Intervention de Nathalie Vabres

Réunion du jeudi 24 septembre 2020 à 14h00
Commission d'enquête pour mesurer et prévenir les effets de la crise du covid-19 sur les enfants et la jeunesse

Nathalie Vabres, pédiatre au CHU de Nantes, membre du bureau de la Société française de pédiatrie médico-légale :

Par exemple, à la reprise de l'école, un garçon de 7 ans n'avait pas de couverts pour son pique-nique à l'école et aucun adulte ne lui a prêté de couverts. Cela peut paraître tout bête, mais il a fait pipi dans sa culotte l'après-midi alors que cela ne lui était jamais arrivé. Le soir, quand il est rentré, il n'a pas pu expliquer ce qui s'était passé. Il n'a pas osé manger avec ses doigts et aucun adulte ne lui a prêté de fourchette alors que nous savions largement à cette période qu'il suffisait de laver la fourchette sans que cela ne pose problème.

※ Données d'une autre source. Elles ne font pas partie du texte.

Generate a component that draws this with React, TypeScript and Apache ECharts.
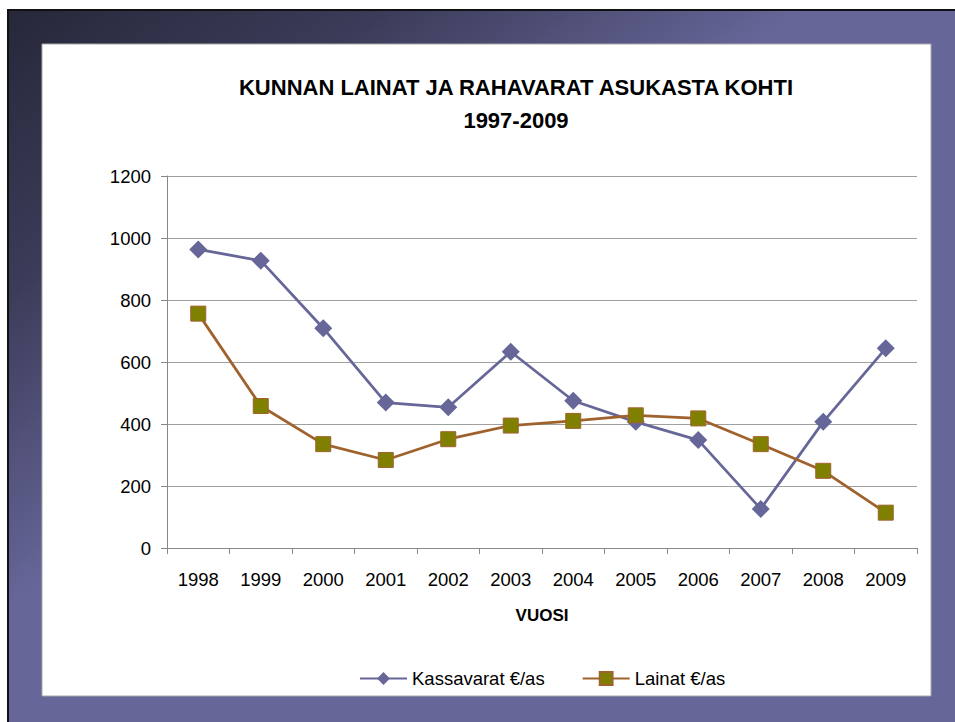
import React, { useEffect, useRef } from "react";
import * as echarts from "echarts";

const years = ["1998", "1999", "2000", "2001", "2002", "2003", "2004", "2005", "2006", "2007", "2008", "2009"];
const kassavarat = [963, 927, 709, 469, 454, 633, 475, 407, 348, 126, 407, 644];
const lainat = [756, 458, 335, 284, 351, 395, 410, 428, 418, 335, 249, 114];
const seriesNames = ["Kassavarat €/as", "Lainat €/as"];
const titleText = "KUNNAN LAINAT JA RAHAVARAT ASUKASTA KOHTI\n1997-2009";
const xName = "VUOSI";

const FONT = "'Liberation Sans', Arial, sans-serif";

export default function App() {
  const ref = useRef<HTMLDivElement>(null);
  useEffect(() => {
    if (!ref.current) return;
    const chart = echarts.init(ref.current, null, { renderer: "svg" });
    chart.setOption({
      animation: false,
      backgroundColor: "#ffffff",
      textStyle: { fontFamily: FONT },
      graphic: [
        { type: "rect", z: -100, shape: { x: 7, y: 9, width: 948, height: 713 }, style: { fill: "#111111" }, silent: true },
        {
          type: "rect",
          z: -99,
          shape: { x: 9, y: 11, width: 946, height: 711 },
          style: {
            fill: new echarts.graphic.LinearGradient(0, 0, 1, 1, [
              { offset: 0, color: "#27273a" },
              { offset: 0.2, color: "#3c3c5a" },
              { offset: 0.42, color: "#666699" },
              { offset: 1, color: "#666699" },
            ]),
          },
          silent: true,
        },
        {
          type: "rect",
          z: -98,
          shape: { x: 42, y: 44, width: 889, height: 652 },
          style: { fill: "#ffffff", stroke: "#a8a8a8", lineWidth: 1 },
          silent: true,
        },
      ],
      title: {
        text: titleText,
        left: 511,
        textAlign: "center",
        top: 66,
        textStyle: { fontFamily: FONT, fontSize: 22, fontWeight: "bold", color: "#000", lineHeight: 33 },
      },
      legend: {
        left: 354,
        top: 664,
        itemWidth: 47,
        itemHeight: 16,
        itemGap: 37,
        textStyle: { fontFamily: FONT, fontSize: 18.5, color: "#000" },
        data: seriesNames,
      },
      grid: { left: 167, right: 38, top: 176, bottom: 174, containLabel: false },
      xAxis: {
        type: "category",
        data: years,
        boundaryGap: true,
        name: xName,
        nameLocation: "middle",
        nameGap: 59,
        nameTextStyle: { fontFamily: FONT, fontSize: 17, fontWeight: "bold", color: "#000" },
        axisLine: { show: true, lineStyle: { color: "#888888", width: 1 } },
        axisTick: { show: true, length: 6, lineStyle: { color: "#888888" } },
        axisLabel: { margin: 22, fontFamily: FONT, fontSize: 18.5, color: "#000" },
        splitLine: { show: false },
      },
      yAxis: {
        type: "value",
        min: 0,
        max: 1200,
        interval: 200,
        axisLine: { show: true, lineStyle: { color: "#888888", width: 1 } },
        axisTick: { show: true, length: 6, lineStyle: { color: "#888888" } },
        axisLabel: { margin: 16, fontFamily: FONT, fontSize: 18.5, color: "#000", formatter: (v: number) => String(v) },
        splitLine: { show: true, lineStyle: { color: "#a0a0a0", width: 1 } },
      },
      series: [
        {
          name: seriesNames[0],
          type: "line",
          data: kassavarat,
          symbol: "diamond",
          symbolSize: 18,
          lineStyle: { color: "#666699", width: 2.75 },
          itemStyle: { color: "#666699" },
        },
        {
          name: seriesNames[1],
          type: "line",
          data: lainat,
          symbol: "rect",
          symbolSize: 15,
          lineStyle: { color: "#A0622D", width: 2.75 },
          itemStyle: { color: "#808000", borderColor: "#A0622D", borderWidth: 1 },
        },
      ],
    });
    return () => chart.dispose();
  }, []);
  return (
    <div
      ref={ref}
      style={{ position: "absolute", left: 0, top: 0, width: 955, height: 722 }}
    />
  );
}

Ce sont aussi des frères et sœurs qui ne peuvent pas être ensemble à la cantine ou à l'intercours dans une école primaire, alors qu'ils habitent dans la même maison.

Chez les moins de 10 ans, certaines données montrent que nous pouvons faire fonctionner notre bon sens. Pour l'enfant choyé par des parents qui s'ajustent à lui et qui respectent ses besoins fondamentaux, ces tracasseries ou petites maltraitances institutionnelles seront compensées. En revanche, pour les enfants plus vulnérables, soit parce qu'ils ont des parents maltraitants soit parce que leurs parents eux-mêmes sont vulnérables, carencés, dépendants d'une drogue, en situation monoparentale ou incapables de s'ajuster, ces petites humiliations, difficultés ou manques de bienveillance ne seront pas compensés et ils peuvent générer de graves dégâts chez les enfants.

Pour les plus petits qui sont face à une personne masquée toute la journée et qui sont carencés dans leur développement du fait d'un milieu familial insuffisamment étayant, la situation devient très compliquée. Cela l'est d'autant plus si les étayages habituels sont absents, tels que les professionnels de l'enfance intervenant à domicile ou les instituts, qui ont fermé.

Dans un autre exemple, un enfant d'environ 8 ou 9 ans souffrant de troubles du neurodéveloppement est placé parce qu'il subit des maltraitances. Il s'agite beaucoup et il est en grande difficulté. Durant toutes les vacances scolaires, il va dans un établissement spécialisé d'un département voisin. À chaque retour de cette structure, l'équipe de protection de l'enfance constate une amélioration de ses troubles, car il y est bien et il y retrouve des amis. Cet établissement a été fermé par décision préfectorale avec interdiction d'accueillir un groupe de moins de quinze enfants, alors que, selon les données disponibles sur le Covid, l'accueil aurait pu être maintenu.

À la fois pour cette crise et pour une éventuelle autre, voilà comment nous pouvons mettre tous les enfants au centre de nos préoccupations, et particulièrement les enfants vulnérables, car l'enfant est notre avenir. À chaque fois que nous prenons une mesure, nous devons réfléchir au bénéfice/risque par rapport à son développement et à ses droits, et ce, dans une démarche éthique. Je pense que nous ne nous sommes pas toujours comportés de manière éthique et je voulais vous faire part ici de ma colère par rapport à cela.